A barista e sócia do Borsoi Café, de Recife, Paloma Amorim Cunha aponta outra questão importante quando se pretende entrar no mundo dos cafés especiais para tomar em casa: “Se é a primeira vez que você vai comprar cafés diferentes sem a orientação de um barista, não adianta sair do que está acostumado e mudar radicalmente, pois você provavelmente não vai gostar”. Por isso, vá aos poucos, comece por sabores e referências que já conhece, e vá ampliando o seu paladar e repertório com calma.
Café é para ser prazer
Quando as pessoas sabem que trabalhamos com café, é comum ouvir a pergunta: “Qual é o melhor café?”. E, não importa quanto de conhecimento se acumule, a resposta para isso é uma só, sempre: o melhor é aquele que você gosta, do jeito que você gosta. Com açúcar ou sem, com leite ou sem, do jeito que for.
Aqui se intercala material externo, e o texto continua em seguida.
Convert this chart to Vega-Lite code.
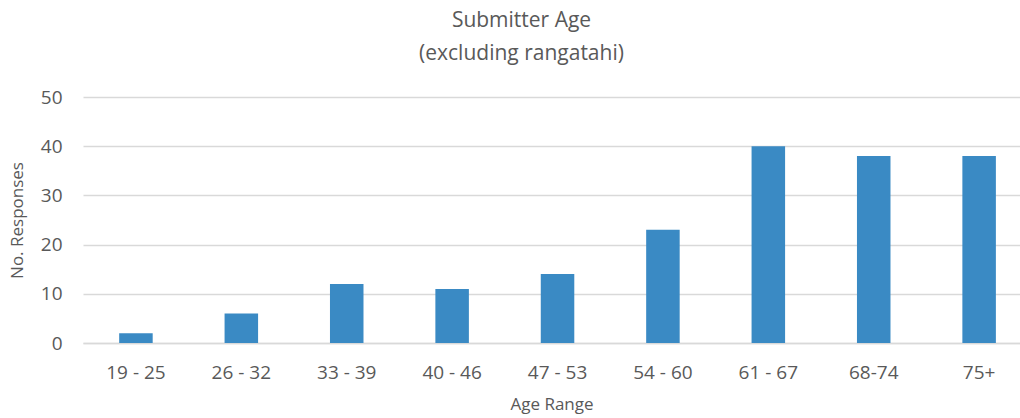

“Trabalho com cafés especiais e quero que todo mundo tome cafés melhores e gostosos. Mas café tem de acolher e não afastar”, diz Paloma, do Borsoi.
Para Letícia, do Futuro Refeitório, existe o mundo das supertécnicas específicas e avançadas e existe a vida real. “Tem hora que tudo o que se quer é um café gostoso, não importa saber muita coisa sobre ele. Por isso é legal respeitar as suas sensações quando tomar uma xícara”. Karla Lima, da Akan, complementa: “O café fica cada vez mais legal quanto mais a gente conhece. Aí não tem um melhor café, tem um monte deles”.
“Café é um prazer ainda permitido, ao menos para a classe média. É claro que se pode pesquisar e aprofundar os conhecimentos, mas não precisa virar algo chato. É bom ter cuidado com isso. Café é uma comfort food e tudo o que a gente quer no fundo é que ele abrace a gente”, resume a consultora Eliana Relvas.